The impact of Louisville basketball losing their top commitment in 2021.
Back in November when little known 2021 forward Bryce Hopkins announced his intentions to shut down his recruitment and commit to Louisville basketball, no one really knew what the Cards were gaining for their future.
In the world of recruiting it can be difficult to look ahead to classes that aren’t in the current cycle, and when Hopkins committed, not only was head coach Chris Mack and his staff in the midst of recruiting some of the top players in the class of 2020 but they were also attempting to finish out the current season on the floor in hopes of a making it to the Final Four. Hopkins was one of the first players in the class of 2021 to pull the trigger and was the earliest that Mack had secured a player in a later class since taking over as head coach at Louisville.
As time went on and we learned more and more about the player that was Hopkins, it was quickly realized just how lucky Louisville was to have landed his services. At the time of his commitment, the 6’7 combo forward was ranked in the bottom third of the top 100 and only had offers from a few other power five programs. However, the more reviews that trickled in from people who had seen him play, the more it was to be understood that Mack hadn’t scored big time.
It took a little over 200 days, but finally Louisville picked up a second commitment in the class of 2021 after Hopkins got them going early, and then before you knew it the Cards had the no. 2 class in the country and the talk about recruiting slowing down due to impending NCAA punishment began to be an afterthought.
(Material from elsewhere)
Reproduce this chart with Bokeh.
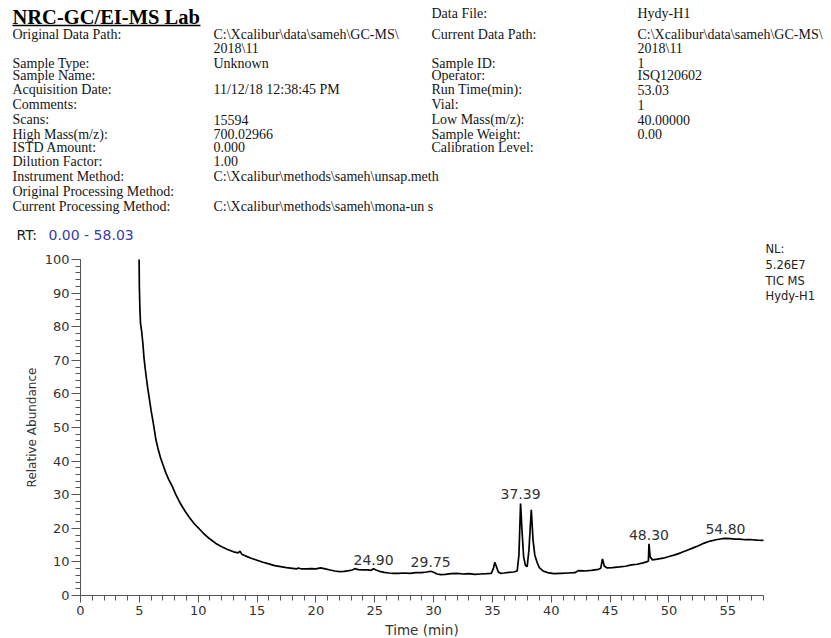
import numpy as np
from bokeh.plotting import figure
from bokeh.models import Range1d, FixedTicker, LinearAxis
from bokeh.core.properties import value
from bokeh.embed import file_html
from bokeh.resources import INLINE

# ---------------- data ----------------
rt = [4.98, 5.0, 5.05, 5.1, 5.2, 5.3, 5.4, 5.55, 5.7, 5.85,
      6.0, 6.2, 6.4, 6.6, 6.8, 7.0, 7.25, 7.5, 7.8, 8.1,
      8.5, 8.9, 9.3, 9.7, 10.1, 10.5, 11.0, 11.5, 12.0, 12.5,
      13.0, 13.4, 13.55, 13.7, 14.0, 14.5, 15.0, 15.5, 16.0, 16.5,
      17.0, 17.5, 18.0, 18.4, 18.5, 18.8, 19.2, 19.6, 20.0, 20.4,
      20.8, 21.2, 21.6, 22.0, 22.4, 22.8, 23.1, 23.3, 23.6, 24.0,
      24.4, 24.7, 24.9, 25.1, 25.4, 25.8, 26.2, 26.6, 27.0, 27.5,
      28.0, 28.5, 29.0, 29.4, 29.75, 30.0, 30.3, 30.6, 31.0, 31.5,
      32.0, 32.5, 33.0, 33.5, 34.0, 34.5, 34.9, 35.1, 35.2, 35.35,
      35.5, 35.7, 36.0, 36.4, 36.8, 37.1, 37.25, 37.39, 37.5, 37.65,
      37.8, 37.95, 38.1, 38.3, 38.45, 38.6, 38.8, 39.0, 39.3, 39.7,
      40.2, 40.8, 41.4, 42.0, 42.3, 42.8, 43.4, 44.0, 44.2, 44.35,
      44.5, 44.75, 45.2, 45.8, 46.3, 46.8, 47.3, 47.8, 48.1, 48.25,
      48.3, 48.4, 48.6, 49.0, 49.5, 50.0, 50.5, 51.0, 51.5, 52.0,
      52.5, 53.0, 53.5, 54.0, 54.5, 54.8, 55.2, 55.6, 56.0, 56.5,
      57.0, 57.5, 58.03]
abundance = [100, 92, 85, 81, 78.5, 75, 70.5, 66, 62, 58.5,
             55, 51, 46.5, 43.5, 41, 39, 36.5, 34.5, 32.5, 30,
             27.3, 25, 23, 21.2, 19.8, 18.3, 16.8, 15.5, 14.5, 13.7,
             13.0, 12.7, 13.2, 12.3, 11.8, 11.1, 10.5, 9.9, 9.4, 8.9,
             8.6, 8.3, 8.1, 7.9, 8.2, 7.9, 7.9, 8.0, 7.9, 8.2,
             7.9, 7.6, 7.3, 7.1, 7.2, 7.4, 7.6, 8.0, 7.7, 7.6,
             7.6, 7.5, 8.0, 7.6, 7.2, 6.9, 6.7, 6.6, 6.6, 6.7,
             6.6, 6.8, 6.8, 7.0, 7.2, 6.9, 6.4, 6.2, 6.3, 6.5,
             6.6, 6.4, 6.5, 6.3, 6.4, 6.5, 6.6, 8.2, 9.9, 8.5,
             7.0, 6.6, 6.7, 6.9, 7.0, 7.3, 12.0, 27.4, 20.0, 11.5,
             9.0, 8.6, 13.5, 25.5, 16.5, 12.0, 9.8, 8.2, 7.3, 6.8,
             6.5, 6.6, 6.7, 6.8, 7.4, 7.3, 7.5, 7.8, 8.1, 10.9,
             8.8, 8.2, 8.3, 8.5, 8.7, 9.1, 9.3, 9.7, 10.0, 10.3,
             15.4, 11.5, 10.6, 10.8, 11.1, 11.6, 12.1, 12.7, 13.4, 14.1,
             14.8, 15.6, 16.2, 16.6, 16.9, 17.0, 16.9, 16.8, 16.8, 16.6,
             16.6, 16.5, 16.4]
assert len(rt) == len(abundance)

peak_labels = ["24.90", "29.75", "37.39", "48.30", "54.80"]
peak_rt = [24.90, 29.75, 37.39, 48.30, 54.80]

x_major = [0, 5, 10, 15, 20, 25, 30, 35, 40, 45, 50, 55]
x_minor = list(range(0, 59))
y_major = [0, 10, 20, 30, 40, 50, 60, 70, 80, 90, 100]
y_minor = list(range(0, 101, 2))

title_text = "NRC-GC/EI-MS Lab"
left_labels = ["Original Data Path:", "Sample Type:", "Sample Name:", "Acquisition Date:",
               "Comments:", "Scans:", "High Mass(m/z):", "ISTD Amount:", "Dilution Factor:",
               "Instrument Method:", "Original Processing Method:", "Current Processing Method:"]
left_values = ["C:\\Xcalibur\\data\\sameh\\GC-MS\\", "2018\\11", "Unknown",
               "11/12/18 12:38:45 PM", "15594", "700.02966", "0.000", "1.00",
               "C:\\Xcalibur\\methods\\sameh\\unsap.meth", "C:\\Xcalibur\\methods\\sameh\\mona-un s"]
right_labels = ["Data File:", "Current Data Path:", "Sample ID:", "Operator:", "Run Time(min):",
                "Vial:", "Low Mass(m/z):", "Sample Weight:", "Calibration Level:"]
right_values = ["Hydy-H1", "C:\\Xcalibur\\data\\sameh\\GC-MS\\", "2018\\11", "1", "ISQ120602",
                "53.03", "1", "40.00000", "0.00"]
nl_lines = ["NL:", "5.26E7", "TIC  MS", "Hydy-H1"]

# ---------------- layout (page pixels, page origin = figure origin) ----------------
W, H = 831, 638
FL, FR, FT, FB = 80, 763, 259, 595          # x=0 / x=58.03 / y=100 / y=0 on page
X0, X1, Y0, Y1 = 0.0, 58.03, 0.0, 100.0

def dx(px):
    return X0 + (px - FL) / (FR - FL) * (X1 - X0)

def dy(py):
    return Y0 + (FB - py) / (FB - FT) * (Y1 - Y0)

left_label_rows = [33.5, 62.5, 75, 89, 104, 119, 133.5, 146.5, 160.5, 176, 191, 205.5]
left_value_rows = [33.5, 48, 62.5, 89, 119, 133.5, 146.5, 160.5, 176, 205.5]
right_label_rows = [12.5, 33.5, 62.5, 75, 89, 104, 119, 133.5, 146.5]
right_value_rows = [12.5, 33.5, 48, 62.5, 75, 89, 104, 119, 133.5]
nl_rows = [248, 264, 280, 295]

p = figure(width=W, height=H, x_range=Range1d(dx(0), dx(W)), y_range=Range1d(dy(H), dy(0)),
           x_axis_type=None, y_axis_type=None, title=None,
           output_backend="svg", toolbar_location=None, min_border=0)
p.outline_line_color = None

# ---- axes, drawn at x=0 / y=0 of the data space ----
axis_col = "#555555"
sans = "DejaVu Sans"
serif = "Liberation Serif"
xaxis = LinearAxis(fixed_location=0, bounds=(X0, X1),
                   ticker=FixedTicker(ticks=x_major, minor_ticks=x_minor))
yaxis = LinearAxis(fixed_location=0, bounds=(Y0, Y1),
                   ticker=FixedTicker(ticks=y_major, minor_ticks=y_minor))
for ax in (xaxis, yaxis):
    ax.axis_line_color = axis_col
    ax.major_tick_line_color = axis_col
    ax.minor_tick_line_color = axis_col
    ax.major_tick_in = 0
    ax.minor_tick_in = 0
    ax.major_label_text_font = sans
    ax.major_label_text_font_size = "13px"
    ax.major_label_text_color = "#333333"
xaxis.major_tick_out = 7
xaxis.minor_tick_out = 5
yaxis.major_tick_out = 9
yaxis.minor_tick_out = 5
xaxis.major_label_standoff = 3
yaxis.major_label_standoff = 2
p.add_layout(xaxis, "below")
p.add_layout(yaxis, "left")

p.line(rt, abundance, line_color="black", line_width=1.7)

# ---- header ----
hdr_size = "14px"
hdr_col = "#151515"

def put(px, rows, texts):
    p.text(x=[dx(px)] * len(texts), y=[dy(r) for r in rows], text=texts,
           text_font=value(serif), text_font_size=value(hdr_size), text_color=hdr_col,
           text_align="left", text_baseline="middle")

p.text(x=[dx(12)], y=[dy(16)], text=[title_text], text_font=value(serif),
       text_font_size=value("20.5px"), text_font_style="bold", text_color="black",
       text_baseline="middle")
p.line(x=[dx(12), dx(200)], y=[dy(25), dy(25)], line_color="black", line_width=1.5)

put(12, left_label_rows, left_labels)
put(213, left_value_rows, left_values)
put(431, right_label_rows, right_labels)
put(637, right_value_rows, right_values)

p.text(x=[dx(16)], y=[dy(234)], text=["RT:"], text_font=value(sans), text_font_size=value("14px"),
       text_color="#222222", text_baseline="middle")
p.text(x=[dx(48)], y=[dy(234)], text=["0.00 - 58.03"], text_font=value(sans),
       text_font_size=value("14px"), text_color="#3a3aa8", text_baseline="middle")

p.text(x=[dx(765)] * len(nl_lines), y=[dy(r) for r in nl_rows], text=nl_lines,
       text_font=value(sans), text_font_size=value("11.5px"), text_color="#222222",
       text_baseline="middle")

# ---- axis titles ----
p.text(x=[dx(31.5)], y=[(Y0 + Y1) / 2], text=["Relative Abundance"], angle=np.pi / 2,
       text_font=value(sans), text_font_size=value("12px"), text_color="#333333",
       text_align="center", text_baseline="middle")
p.text(x=[(X0 + X1) / 2], y=[dy(629)], text=["Time (min)"],
       text_font=value(sans), text_font_size=value("13.5px"), text_color="#333333",
       text_align="center", text_baseline="middle")

# ---- peak labels ----
lab_y = [float(np.interp(r, rt, abundance)) + 9.0 * (Y1 - Y0) / (FB - FT) for r in peak_rt]
p.text(x=peak_rt, y=lab_y, text=peak_labels, text_font=value(sans),
       text_font_size=value("14px"), text_color="#333333",
       text_align="center", text_baseline="middle")

open("out.html", "w").write(file_html(p, INLINE))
Back in June when Mack and his staff were just about to embark on their run on commitments I wrote about Hopkins and how important it was going to be to hang on to him – especially after his meteoric rise from the mid-to-late 70s to the top 30. Here’s a short excerpt from that piece:
With that type of jump combined with the penalty that is expected to be handed down from the NCAA, it is to be expected that Hopkins will soon start hearing from the typical blue blood programs like Kansas, North Carolina, Duke, and Kentucky. As we’ve seen, negative recruiting from other head coaches can be just as effective as actual recruiting and it wouldn’t be surprising in the least to see schools try and push Hopkins towards a decommitment.
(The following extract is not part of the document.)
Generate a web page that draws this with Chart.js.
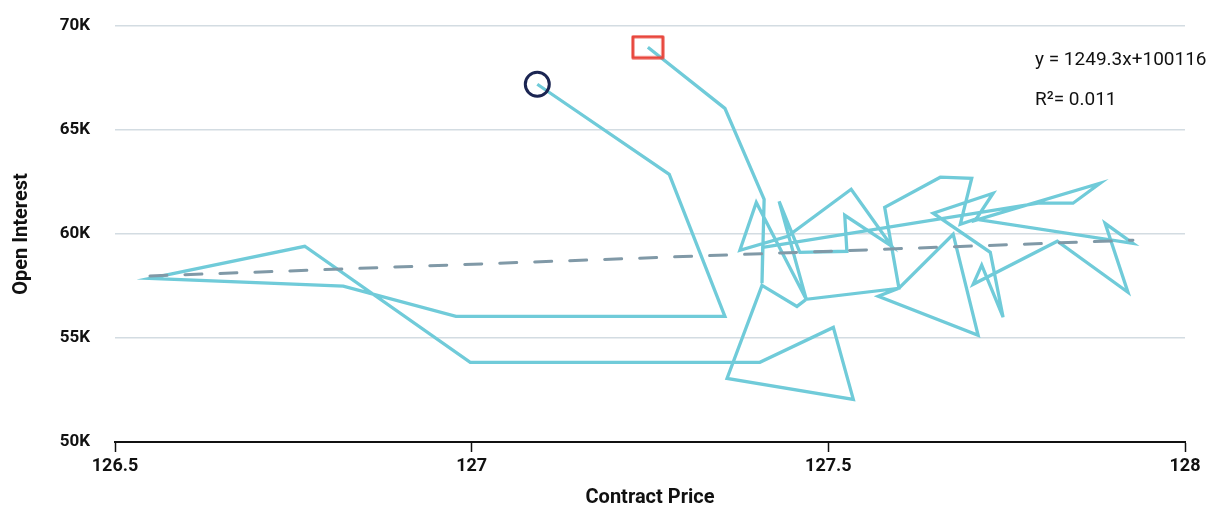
<!DOCTYPE html>
<html>
<head>
<meta charset="utf-8">
<script src="https://cdn.jsdelivr.net/npm/chart.js@4.4.1/dist/chart.umd.min.js"></script>
<style>
  html, body { margin: 0; padding: 0; background: #ffffff; }
  #wrap { width: 1217px; height: 508px; position: relative; }
</style>
</head>
<body>
<div id="wrap"><canvas id="c" width="1217" height="508"></canvas></div>
<script>
// ---- Data ----
const contractPrice = [
  127.092, 127.277, 127.355, 126.978, 126.820, 126.549, 126.766, 126.998, 127.404, 127.507,
  127.535, 127.358, 127.407, 127.456, 127.469, 127.399, 127.376, 127.443, 127.532, 127.589,
  127.523, 127.526, 127.460, 127.431, 127.469, 127.599, 127.675, 127.710, 127.570, 127.599,
  127.579, 127.657, 127.701, 127.685, 127.706, 127.927, 127.888, 127.920, 127.821, 127.703,
  127.715, 127.745, 127.727, 127.647, 127.731, 127.706, 127.881, 127.843, 127.794, 127.408,
  127.407, 127.410, 127.355, 127.247
];
const openInterest = [
  67200, 62870, 56040, 56040, 57490, 57870, 59410, 53830, 53830, 55510,
  52050, 53060, 57530, 56520, 56860, 61520, 59220, 59890, 62150, 59410,
  60900, 59170, 59120, 61570, 56860, 57390, 59990, 55130, 57010, 57390,
  61280, 62730, 62680, 60470, 60710, 59550, 60510, 57200, 59650, 57580,
  58500, 56000, 59120, 61000, 61960, 60660, 62440, 61480, 61480, 59360,
  57630, 61670, 66040, 68980
];
const yTicks = [50000, 55000, 60000, 65000, 70000];
const xTicks = [126.5, 127, 127.5, 128];
const trendSlope = 1249.3;
const trendIntercept = -100116;
const equationLabel = "y = 1249.3x+100116";
const r2Label = "R\u00B2= 0.011";

// ---- Build datasets ----
const pathPoints = contractPrice.map((x, i) => ({ x: x, y: openInterest[i] }));
const xMin = Math.min(...contractPrice), xMax = Math.max(...contractPrice);
const trendPoints = [xMin, xMax].map(x => ({ x: x, y: trendSlope * x + trendIntercept }));
const last = pathPoints.length - 1;

// red rectangle marker
const rectMarker = document.createElement('canvas');
rectMarker.width = 34; rectMarker.height = 25;
(function () {
  const g = rectMarker.getContext('2d');
  g.strokeStyle = '#e8463c';
  g.lineWidth = 3;
  g.lineJoin = 'round';
  g.strokeRect(2, 2, 30, 21);
})();

const FONT = "Roboto, 'Liberation Sans', sans-serif";

const equationPlugin = {
  id: 'equation',
  afterDraw(chart) {
    const ctx = chart.ctx;
    const a = chart.chartArea;
    ctx.save();
    ctx.fillStyle = '#111111';
    ctx.font = "19px " + FONT;
    ctx.textAlign = 'left';
    ctx.textBaseline = 'middle';
    const x0 = a.right - 150;
    ctx.fillText(equationLabel, x0, a.top + 34);
    ctx.fillText(r2Label, x0, a.top + 74);
    ctx.restore();
  }
};

new Chart(document.getElementById('c'), {
  type: 'scatter',
  data: {
    datasets: [
      {
        label: 'Trend',
        data: trendPoints,
        showLine: true,
        borderColor: '#8099a7',
        borderWidth: 3,
        borderDash: [17, 18],
        borderCapStyle: 'round',
        pointRadius: 0,
        order: 1
      },
      {
        label: 'Start',
        data: [pathPoints[0]],
        pointStyle: 'circle',
        pointRadius: 12,
        pointBorderWidth: 3,
        pointBorderColor: '#1b2552',
        pointBackgroundColor: 'rgba(0,0,0,0)',
        order: 0
      },
      {
        label: 'End',
        data: [pathPoints[last]],
        pointStyle: rectMarker,
        pointRadius: 14,
        order: 0
      },
      {
        label: 'Open Interest',
        data: pathPoints,
        showLine: true,
        borderColor: '#70cbd9',
        borderWidth: 3.3,
        borderJoinStyle: 'miter',
        tension: 0,
        pointRadius: 0,
        order: 2
      }
    ]
  },
  options: {
    responsive: false,
    animation: false,
    layout: { padding: { left: 0, right: 32, top: 26, bottom: 0 } },
    plugins: {
      legend: { display: false },
      tooltip: { enabled: false }
    },
    scales: {
      x: {
        type: 'linear',
        min: 126.5,
        max: 128,
        afterBuildTicks: s => { s.ticks = xTicks.map(v => ({ value: v })); },
        afterFit: s => { s.height = 66; },
        ticks: {
          color: '#111111',
          font: { family: FONT, size: 18, weight: 'bold' },
          padding: 4,
          maxRotation: 0,
          callback: v => String(v)
        },
        grid: {
          drawOnChartArea: false,
          drawTicks: true,
          tickLength: 10,
          tickWidth: 1.5,
          tickColor: '#111111'
        },
        border: { display: true, color: '#111111', width: 2 },
        title: {
          display: true,
          text: 'Contract Price',
          color: '#111111',
          font: { family: FONT, size: 20, weight: 'bold' },
          padding: { top: 0, bottom: -2 }
        }
      },
      y: {
        type: 'linear',
        min: 50000,
        max: 70000,
        afterBuildTicks: s => { s.ticks = yTicks.map(v => ({ value: v })); },
        afterFit: s => { s.width = 115; s.paddingTop = 0; s.paddingBottom = 0; },
        ticks: {
          color: '#111111',
          font: { family: FONT, size: 17, weight: 'bold' },
          padding: 25,
          callback: v => (v / 1000) + 'K'
        },
        grid: {
          color: ctx => ctx.tick && ctx.tick.value === 50000 ? 'rgba(0,0,0,0)' : '#d3dce2',
          lineWidth: 1.5,
          drawTicks: false
        },
        border: { display: false },
        title: {
          display: true,
          text: 'Open Interest',
          color: '#111111',
          font: { family: FONT, size: 20, weight: 'bold' },
          padding: { top: 10, bottom: 0 }
        }
      }
    }
  },
  plugins: [equationPlugin]
});
</script>
</body>
</html>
Hopkins would have an easy path to playing time in Louisville due to his skill and the program’s need for a true power forward, but would he want to deal with the potential of missing the biggest stage in college basketball? That’s what worries me.
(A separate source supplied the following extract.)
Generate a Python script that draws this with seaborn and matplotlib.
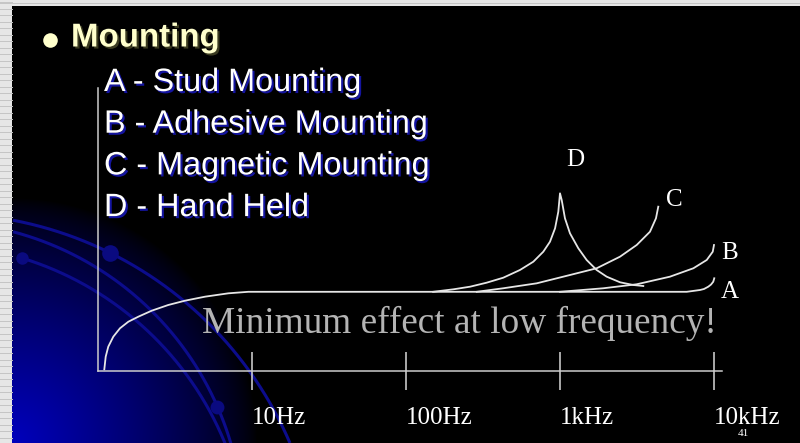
import numpy as np
import pandas as pd
import matplotlib
matplotlib.use('Agg')
import matplotlib.pyplot as plt
import seaborn as sns
from matplotlib import patheffects as pe
from matplotlib.ticker import NullLocator

# frequency response sketches (x in Hz, y relative, flat part ~0.99)
freq_a = [1.099, 1.122, 1.166, 1.257, 1.389, 1.574, 1.828, 2.234, 2.858, 3.673,
          4.955, 7.02, 9.46, 100, 1000, 6650, 8110, 8610, 9184, 9570, 9890, 10040]
resp_a = [0.021, 0.179, 0.304, 0.429, 0.534, 0.616, 0.679, 0.754, 0.825, 0.879,
          0.929, 0.971, 0.99, 0.99, 0.99, 0.99, 1.0125, 1.025, 1.054, 1.081, 1.116, 1.159]

freq_b = [1000, 1910, 3148, 5176, 7345, 8970, 9816, 10000]
resp_b = [0.99, 1.034, 1.084, 1.179, 1.284, 1.3875, 1.491, 1.575]

freq_c = [288, 428, 706, 1161, 1730, 2453, 3148, 3840, 4200, 4347]
resp_c = [0.99, 1.034, 1.096, 1.2, 1.284, 1.429, 1.575, 1.741, 1.909, 2.054]

freq_d = [150, 203, 261, 334, 428, 550, 671, 779, 861, 929, 975, 1000,
          1026, 1077, 1161, 1315, 1490, 1730, 2010, 2453, 2992, 3475]
resp_d = [0.99, 1.021, 1.054, 1.104, 1.166, 1.263, 1.366, 1.491, 1.616, 1.784, 1.991, 2.221,
          2.1375, 1.909, 1.721, 1.534, 1.3875, 1.2625, 1.179, 1.109, 1.075, 1.0625]

curve_names = ['A', 'B', 'C', 'D']
label_freq = [12700, 12700, 5500, 1250]
label_resp = [0.99, 1.475, 2.14, 2.64]

tick_freq = [10, 100, 1000, 10000]
tick_labels = ['10Hz', '100Hz', '1kHz', '10kHz']

title = 'Mounting'
items = ['A - Stud Mounting', 'B - Adhesive Mounting',
         'C - Magnetic Mounting', 'D - Hand Held']
note = 'Minimum effect at low frequency!'
page = '41'

df = pd.concat([
    pd.DataFrame({'freq': f, 'resp': r, 'mount': n})
    for f, r, n in zip([freq_a, freq_b, freq_c, freq_d],
                       [resp_a, resp_b, resp_c, resp_d], curve_names)
], ignore_index=True)

W, H = 800, 443
fig = plt.figure(figsize=(8, 4.43), dpi=100, facecolor='#e6e6e6')

# slide background in pixel coordinates
bg = fig.add_axes([0, 0, 1, 1], zorder=0)
bg.axis('off')

for y in np.arange(2, H, 6.5):
    bg.plot([0, 12], [y, y], color='#c4c4c4', lw=0.7)
bg.plot([0, W], [3, 3], color='#c4c4c4', lw=0.7)

xx, yy = np.meshgrid(np.arange(12, W) + 0.5, np.arange(6, H) + 0.5)
rr = np.hypot(xx - 12, H - yy)
blue = 0.74 * np.clip(1 - rr / 245, 0, 1) ** 0.75
img = np.zeros(xx.shape + (3,))
img[..., 2] = blue
bg.imshow(img, extent=[12, W, H, 6], aspect='auto', interpolation='bilinear')

# decorative arcs
for (cx, cy, r, p0, p1) in [(-58, 592, 378.5, (13, 220), (290, 443)),
                            (-66, 531, 309.5, (13, 232), (232, 443)),
                            (-72, 565, 321.0, (22, 258), (226, 443))]:
    t0 = np.arctan2(cy - p0[1], p0[0] - cx)
    t1 = np.arctan2(cy - p1[1], p1[0] - cx)
    t = np.linspace(t0, t1, 200)
    bg.plot(cx + r * np.cos(t), cy - r * np.sin(t), color='#0c0c8c', lw=2.2,
            solid_capstyle='butt')
for (x, y, s) in [(110, 253, 12), (217, 407, 10), (22, 258, 9)]:
    bg.plot(x, y, 'o', ms=s, color='#0a0a80', mec='none')
bg.set_xlim(0, W)
bg.set_ylim(H, 0)

# text
bg.plot(50, 40, 'o', ms=10.5, color='#ffffcc', mec='none')
bg.text(71, 38, title, fontsize=23.8, fontweight='bold', family='Liberation Sans',
        color='#ffffcc', va='center', ha='left',
        path_effects=[pe.withSimplePatchShadow(offset=(1.5, -1.5),
                                               shadow_rgbFace='#3a3a20', alpha=1)])
for i, txt in enumerate(items):
    bg.text(104, 83 + i * 41.7, txt, fontsize=23.3, family='Liberation Sans',
            color='white', va='center', ha='left',
            path_effects=[pe.withSimplePatchShadow(offset=(1.5, -1.5),
                                                   shadow_rgbFace='#1414a0', alpha=1)])
bg.text(459, 323, note, fontsize=26.8, family='Liberation Serif', color='#b4b4b4',
        va='center', ha='center')
bg.text(743, 434, page, fontsize=8, family='Liberation Serif', color='white',
        va='center', ha='center')

# chart axes
ax = fig.add_axes([98 / W, (H - 371) / H, 624 / W, 283 / H], zorder=1)
ax.set_facecolor('none')
sns.lineplot(data=df, x='freq', y='resp', hue='mount',
             palette={n: '#e6e6e6' for n in curve_names},
             estimator=None, sort=False, legend=False, lw=1.3, ax=ax)
ax.set_xscale('log')
ax.set_xlim(1.0, 10 ** 4.052)
ax.set_ylim(0, 283 / 80)
for s in ['top', 'right']:
    ax.spines[s].set_visible(False)
for s in ['left', 'bottom']:
    ax.spines[s].set_color('#cccccc')
    ax.spines[s].set_linewidth(1.1)
ax.set_yticks([])
ax.xaxis.set_minor_locator(NullLocator())
ax.set_xticks(tick_freq)
ax.set_xticklabels(tick_labels, ha='left', family='Liberation Serif',
                   fontsize=18, color='white')
ax.tick_params(axis='x', direction='inout', length=28, width=1.1,
               color='#d8d8d8', pad=12)
ax.set_xlabel('')
ax.set_ylabel('')

for n, f, r in zip(curve_names, label_freq, label_resp):
    ax.text(f, r, n, fontsize=18, family='Liberation Serif', color='white',
            ha='center', va='center', clip_on=False)

fig.savefig('out.png', dpi=100, facecolor=fig.get_facecolor())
As of yet, there haven’t been any reports that Hopkins is looking to decommit or that other programs have gotten involved but that doesn’t mean it won’t happen, especially once recruiting picks back up prior to the early signing period.
Keeping Hopkins in the fold is probably going to end up being the most important part of the recruiting battle this summer for Chris Mack.
Hopkins officially announced what I feared could happen on Sunday when he told 247 Sports that he was decommitting due to uncertainties about the future. Hopkins told Brian Snow:
“I opened up my recruitment because there were a lot of uncertainties on what is going on with the sanctions. They also keep appealing (the sanctions) which is only making it harder on me.”
So what’s next for Louisville basketball?
Thankfully, the cupboard isn’t empty as Mack holds three commitments in the class of 2021 outside of Hopkins including guards El Ellis and Bobby Pettiford Jr. and combo forward, Eric Van Der Hejiden, but the loss of Hopkins will sting.
By all accounts, Hopkins has been one of the country’s most improved players and likely would’ve come in and competed for a starting role and a ton of playing time right away. His ability to score both off the dribble and from deep makes him a versatile scoring forward who has the potential to become an elite college basketball player.
Now Mack will be left with a huge void on the wing and more questions than answers about the timeline of the NCAA’s punishment and what the future holds for the Cards. To act like this is a “shock” may be naïve, as I think we can all agree that there was bound to be some negative impact on the program because of a likely tournament ban. Still, the timing of Hopkins’ announcement comes with some concern especially after Louisville recently asked for a 45-day extension to respond to the NCAA’s initial Notice of Allegations.
Hopkins decommitment and comments send a loud message to the rest of the recruits in the fold for Louisville and now there has to be more worry about whether or not Mack and his staff will be able to keep the current class together.
Every player has commented about their relationship with the coaching staff and how important that was in their recruitment, which hopefully should go a long way in keeping commitments, but for Hopkins it makes sense that he’d want to see what else may be out there.
Ranked as the no. 33 player in the 247 Sports Composite rankings, Hopkins is bound to start hearing from the big names in college basketball. Duke, North Carolina, Kentucky, and others will all come calling at some point, and you can’t fault an 18 year old not wanting to deal with the long and drawn out conclusion of Louisville’s drama with the NCAA with those schools on board.
While he’s not likely to be a one and done player, Hopkins has the skill level and body to be a factor right away and instead of doing so for Louisville he’ll likely end up suiting up for a college basketball blue blood.
There are still options on the board, which we’ll explore over the coming days, but it’s another sobering reminder that there are still dark days ahead for the Louisville basketball program.